Es innecesario decir que en las últimas cuatro décadas, y desde luego en el último siglo, los incrementos de productividad han sido prodigiosos, pero semejante progreso no se ha plasmado en una recuperación del tiempo privado, personal, de los trabajadores, como si estuviéramos frente a una especie de maldición bíblica -en algunas religiones cristianas esta es una realidad: “ganarás el pan con el sudor de tu frente”- que nos condena a todos a cumplir la pena correspondiente a un mítico pecado original. La laboriosidad enfermiza de varias confesiones protestantes tiene sin duda este origen místico.
El mundo está atravesando en las últimas décadas el mayor salto tecnológico de la historia. La aceleración de las innovaciones ha sido geométrica y para comprobarlo basta comparar los modos de vida actuales con los de hace unas décadas. Desde las innovadoras cadenas de montaje a las actuales formas de fabricación ha habido saltos cualitativos casi inconmensurables. Y todo esto sugiere la conveniencia, siquiera subjetiva, de “premiar” a ser humano, protagonista de esta gran proeza colectiva, con una retribución en especie, y concretamente con más tiempo para realizarse personalmente, para disfrutar de su vida familiar y privada, para gozar de más posibilidades de ocio y de autocomplacencia.
La mayoría de los economistas piensa que las modernas tecnologías, y en concreto los distintos desarrollos de la inteligencia artificial, suplirán al hombre en innumerables tareas, de forma que el trabajo existente será escaso y habrá de ser distribuido entre los trabajadores, que tendrán asegurada su supervivencia mediante un salario básico universal suficiente e incondicional.
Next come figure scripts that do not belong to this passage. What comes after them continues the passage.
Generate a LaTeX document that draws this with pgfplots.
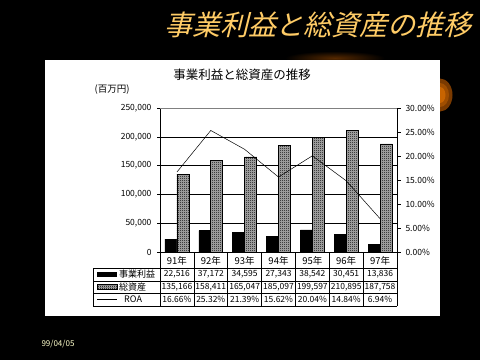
\documentclass[border=0pt]{standalone}
\usepackage{pgfplots}
\pgfplotsset{compat=1.18}
\usepackage{fontspec}
\usetikzlibrary{patterns}
\setmainfont{Noto Sans CJK JP}
\newfontfamily\jp{Noto Sans CJK JP}
\newfontfamily\jpit[FakeSlant=0.25]{Noto Sans CJK JP}
\definecolor{titleor}{HTML}{FFCC66}
\definecolor{datecol}{HTML}{FFFFCC}
\definecolor{orA}{HTML}{7A3A00}
\definecolor{orB}{HTML}{A04E00}
\definecolor{orC}{HTML}{C86400}
\pgfdeclarepatternformonly{checker}{\pgfpointorigin}{\pgfpoint{2pt}{2pt}}{\pgfpoint{2pt}{2pt}}{%
  \pgfpathrectangle{\pgfpointorigin}{\pgfpoint{1pt}{1pt}}%
  \pgfpathrectangle{\pgfpoint{1pt}{1pt}}{\pgfpoint{1pt}{1pt}}%
  \pgfusepath{fill}}
\begin{document}
\begin{tikzpicture}
\begin{scope}[x=1pt,y=1pt]
% background
\fill[black] (0,0) rectangle (480,360);
\shade[inner color=orA!70!black, outer color=black] (335,302) ellipse (50 and 7);
\fill[orA] (440,265) ellipse (12.5 and 16.5);
\fill[orB] (440,265) ellipse (9 and 12);
\fill[orC] (440,265) ellipse (5.5 and 8);
% white panel
\fill[white] (45,44) rectangle (440,300);
% slide title
\node[text=titleor, font=\jpit\fontsize{28}{30}\selectfont, inner sep=0pt] at (318,335) {事業利益と総資産の推移};
% date
\node[text=datecol, font=\jp\fontsize{8}{9}\selectfont, inner sep=0pt] at (58,16) {99/04/05};
% chart title
\node[font=\jp\fontsize{12.5}{14}\selectfont, inner sep=0pt] at (242,285) {事業利益と総資産の推移};
\node[font=\jp\fontsize{9.5}{11}\selectfont, inner sep=0pt] at (112,270) {(百万円)};
\end{scope}

\begin{axis}[
  at={(160pt,108pt)}, anchor=south west,
  scale only axis, width=237pt, height=144pt,
  xmin=-0.5, xmax=6.5, ymin=0, ymax=250000,
  axis x line*=bottom, axis y line*=left,
  axis line style={black, line width=0.6pt},
  xtick=\empty,
  ytick={0,50000,...,250000},
  ymajorgrids, grid style={black, line width=0.6pt},
  tick align=outside, major tick length=3pt,
  ytick style={black, line width=0.6pt},
  scaled y ticks=false,
  yticklabel={\pgfmathprintnumber[fixed,precision=0,1000 sep={,},assume math mode=true]{\tick}},
  yticklabel style={font=\jp\fontsize{8.5}{10}\selectfont, xshift=-2pt},
  clip=false,
]
\addplot[ybar, bar width=12pt, bar shift=-6pt, fill=black, draw=black]
  coordinates {(0,22516) (1,37172) (2,34595) (3,27343) (4,38542) (5,30451) (6,13836)};
\addplot[ybar, bar width=12pt, bar shift=6pt, draw=black, line width=0.6pt, fill=black!30, postaction={pattern=checker}]
  coordinates {(0,135166) (1,158411) (2,165047) (3,185097) (4,199597) (5,210895) (6,187758)};
\end{axis}

\begin{axis}[
  at={(160pt,108pt)}, anchor=south west,
  scale only axis, width=237pt, height=144pt,
  xmin=-0.5, xmax=6.5, ymin=0, ymax=30,
  axis x line=none, axis y line*=right,
  axis line style={black, line width=0.6pt},
  ytick={0,5,...,30},
  tick align=outside, major tick length=4pt,
  ytick style={black, line width=0.6pt},
  yticklabel={\pgfmathprintnumber[fixed,fixed zerofill,precision=2,assume math mode=true]{\tick}\%},
  yticklabel style={font=\jp\fontsize{8.5}{10}\selectfont, xshift=1pt},
]
\addplot[black, line width=0.5pt, mark=none]
  coordinates {(0,16.66) (1,25.32) (2,21.39) (3,15.62) (4,20.04) (5,14.84) (6,6.94)};
\end{axis}

\begin{scope}[x=1pt,y=1pt]
% gray top border
\draw[gray, line width=0.6pt] (160,252) -- (397,252);
% data table
\def\cw{33.857}
\foreach \k in {0,...,7} {\draw[black, line width=0.6pt] ({160+\k*\cw},108) -- ({160+\k*\cw},54);}
\draw[black, line width=0.6pt] (93,92) -- (93,54);
\foreach \yy in {92,79,67,54} {\draw[black, line width=0.6pt] (93,\yy) -- (397,\yy);}
\foreach \lab [count=\i from 0] in {91年,92年,93年,94年,95年,96年,97年}
  {\node[font=\jp\fontsize{9.5}{10}\selectfont, inner sep=0pt] at ({160+(\i+0.5)*\cw},99.5) {\lab};}
\foreach \v [count=\i from 0] in {{22,516},{37,172},{34,595},{27,343},{38,542},{30,451},{13,836}}
  {\node[font=\jp\fontsize{8.5}{9}\selectfont, inner sep=0pt] at ({160+(\i+0.5)*\cw},85.5) {\v};}
\foreach \v [count=\i from 0] in {{135,166},{158,411},{165,047},{185,097},{199,597},{210,895},{187,758}}
  {\node[font=\jp\fontsize{8.5}{9}\selectfont, inner sep=0pt] at ({160+(\i+0.5)*\cw},73) {\v};}
\foreach \v [count=\i from 0] in {16.66\%,25.32\%,21.39\%,15.62\%,20.04\%,14.84\%,6.94\%}
  {\node[font=\jp\fontsize{8.5}{9}\selectfont, inner sep=0pt] at ({160+(\i+0.5)*\cw},60.5) {\v};}
% legend column
\fill[black] (97,83) rectangle (117,88);
\fill[black!30] (97,70.5) rectangle (117,75.5);
\fill[pattern=checker] (97,70.5) rectangle (117,75.5);
\draw[black, line width=0.6pt] (97,70.5) rectangle (117,75.5);
\draw[black, line width=0.6pt] (97,60.5) -- (117,60.5);
\node[font=\jp\fontsize{9}{9}\selectfont, inner sep=0pt, anchor=west] at (119,85.5) {事業利益};
\node[font=\jp\fontsize{9}{9}\selectfont, inner sep=0pt, anchor=west] at (119,73) {総資産};
\node[font=\jp\fontsize{9}{9}\selectfont, inner sep=0pt, anchor=west] at (124,60.5) {ROA};
\end{scope}
\end{tikzpicture}
\end{document}
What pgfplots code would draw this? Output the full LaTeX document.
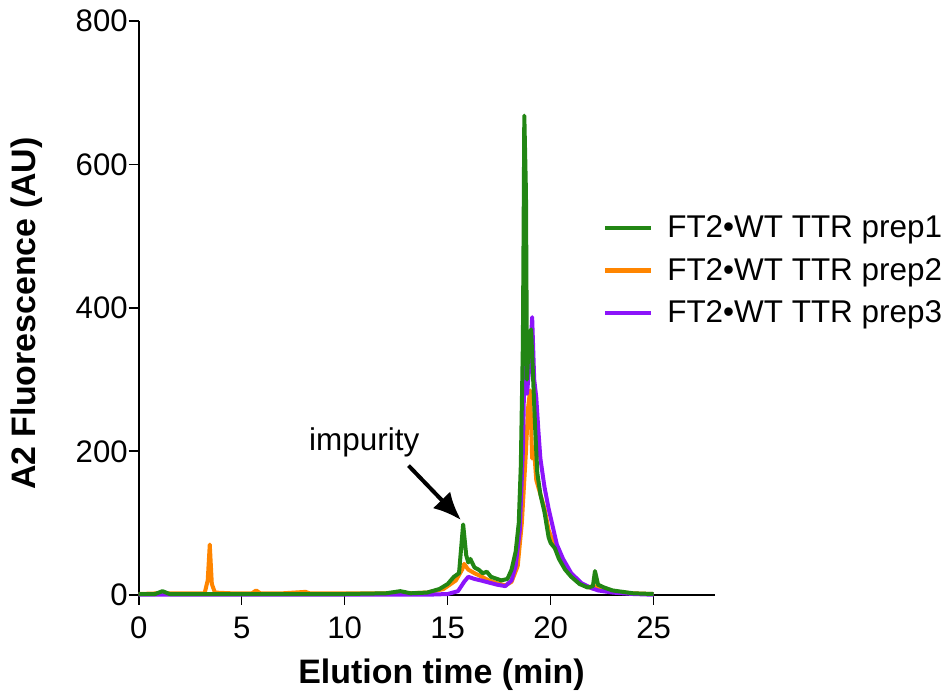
\documentclass[border=0pt]{standalone}
\usepackage{fontspec}
\setmainfont{Liberation Sans}
\usepackage{pgfplots}
\pgfplotsset{compat=1.18}
\usetikzlibrary{arrows.meta}

\definecolor{prepgreen}{RGB}{34,134,20}
\definecolor{preporange}{RGB}{255,133,0}
\definecolor{preppurple}{RGB}{140,20,250}

\pgfplotstableread{
t     f
0     1
0.8   1
1.15  5
1.5   1
3     1
4     1
6     1
8     1
10    1
12    2
12.7  5
13.2  2
14    3
14.6  8
15.0  15
15.3  25
15.55 30
15.75 98
15.9  55
16.0  45
16.1  50
16.3  38
16.5  35
16.7  30
16.9  32
17.1  25
17.3  23
17.6  20
17.9  22
18.1  35
18.3  60
18.45 100
18.55 180
18.65 350
18.72 668
18.8  560
18.85 300
18.95 360
19.05 370
19.15 300
19.25 230
19.35 170
19.5  140
19.7  115
19.9  80
20.0  72
20.2  65
20.4  50
20.7  35
21.0  25
21.4  15
21.8  10
22.05 12
22.15 33
22.3  14
22.6  10
23    6
23.5  4
24    2
25    1
}\prepone

\pgfplotstableread{
t     f
0     1
1     2
2     2
3.2   2
3.35  20
3.45  70
3.55  15
3.7   3
4.5   2
5.5   2
5.7   6
5.9   2
7     2
8.1   4
8.3   2
10    2
12    2
13    2
14    3
14.8  8
15.4  20
15.7  35
15.8  43
16.0  35
16.3  30
16.6  26
17.0  20
17.4  16
17.8  13
18.1  18
18.4  40
18.6  100
18.8  200
18.9  260
19.0  285
19.1  190
19.2  200
19.3  160
19.5  140
19.7  120
19.9  90
20.1  75
20.3  60
20.6  45
21    28
21.5  15
22    9
22.2  12
22.4  7
23    4
24    2
25    1
}\preptwo

\pgfplotstableread{
t     f
0     0
14    0
15    1
15.5  5
15.8  18
16.0  25
16.3  22
16.6  20
17.0  17
17.4  14
17.8  12
18.1  20
18.3  40
18.5  90
18.65 200
18.75 360
18.85 280
19.0  330
19.1  387
19.2  300
19.3  275
19.4  230
19.5  190
19.7  150
19.9  120
20.1  95
20.3  70
20.6  50
21.0  30
21.5  16
22    9
22.3  6
23    3
24    1
25    0
}\prepthree

\begin{document}
\begin{tikzpicture}
\begin{axis}[
    scale only axis,
    width=289pt, height=287.5pt,
    xmin=0, xmax=28, ymin=0, ymax=800,
    axis x line=bottom, axis y line=left,
    axis line style={-, line width=0.8pt},
    xtick={0,5,...,25}, ytick={0,200,...,800},
    tick align=outside, major tick length=5pt,
    tick style={line width=0.8pt, black},
    ticklabel style={font=\fontsize{15.6}{17}\selectfont},
    yticklabel style={xshift=3pt},
    xticklabel style={yshift=-2.5pt},
    /pgf/number format/assume math mode=true,
    xlabel={\bfseries Elution time (min)},
    ylabel={\bfseries A2 Fluorescence (AU)},
    label style={font=\fontsize{17}{19}\selectfont},
    xlabel style={at={(axis description cs:0.525,-0.099)}, anchor=north},
    ylabel style={at={(axis description cs:-0.154,0.49)}, anchor=south},
    clip=false,
    legend style={draw=none, fill=none, at={(0.794,0.675)}, anchor=north west,
        font=\fontsize{15.75}{17}\selectfont, row sep=4.75pt,
        /tikz/every odd column/.append style={column sep=5pt}},
    legend cell align=left,
    legend image code/.code={\draw[#1, line width=2.2pt] (0pt,0pt) -- (23pt,0pt);},
    every axis plot/.append style={line width=2pt, line join=round},
]
\addlegendimage{prepgreen}
\addlegendentry{FT2•WT TTR prep1}
\addlegendimage{preporange}
\addlegendentry{FT2•WT TTR prep2}
\addlegendimage{preppurple}
\addlegendentry{FT2•WT TTR prep3}

\addplot[preporange, forget plot] table[x=t, y=f] {\preptwo};
\addplot[preppurple, forget plot] table[x=t, y=f] {\prepthree};
\addplot[prepgreen, forget plot] table[x=t, y=f] {\prepone};

\node[font=\fontsize{15.75}{17}\selectfont] at (axis cs:10.95,213) {impurity};
\draw[-{Latex[length=14pt, width=12pt]}, line width=2pt] (axis cs:13.1,180) -- (axis cs:15.65,104);
\end{axis}
\path (current axis.south west) ++(-69.5pt,-48.5pt) rectangle ++(476pt,346.5pt);
\end{tikzpicture}
\end{document}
Habrá que ver si se cumplen estos presagios o si, una vez mas, las utopías se frustran, pero es difícil desatender hoy, en este marco de juego, las legítimas demandas de unos representantes laborales y de unos partidos progresistas que exigen un alivio, que tampoco es exagerado, al peso de la carga laboral.
Se entiende que determinados negocios -el del trabajador autónomo que trabaja entre estrechos límites, por ejemplo- podrían verse arruinados por la rebaja súbita de la jornada laboral, y para ellos habrá que tomar determinaciones excepcionales. Pero parece evidente que, en la Unión Europea en general y en España en particular, el sistema económico en su conjunto es perfectamente capaz de encajar esta merma sin romperse ni debilitarse de forma inadecuada. Es lógico, pues, que se tomen las cautelas debidas para mitigar el impacto de la reforma, pero no tiene sentido que las organizaciones empresariales y los partidos conservadores se nieguen a favorecer en esa legítima demanda a la clase trabajadora, que va por cierto muy retrasada en el capitulo de las conquistas sociales.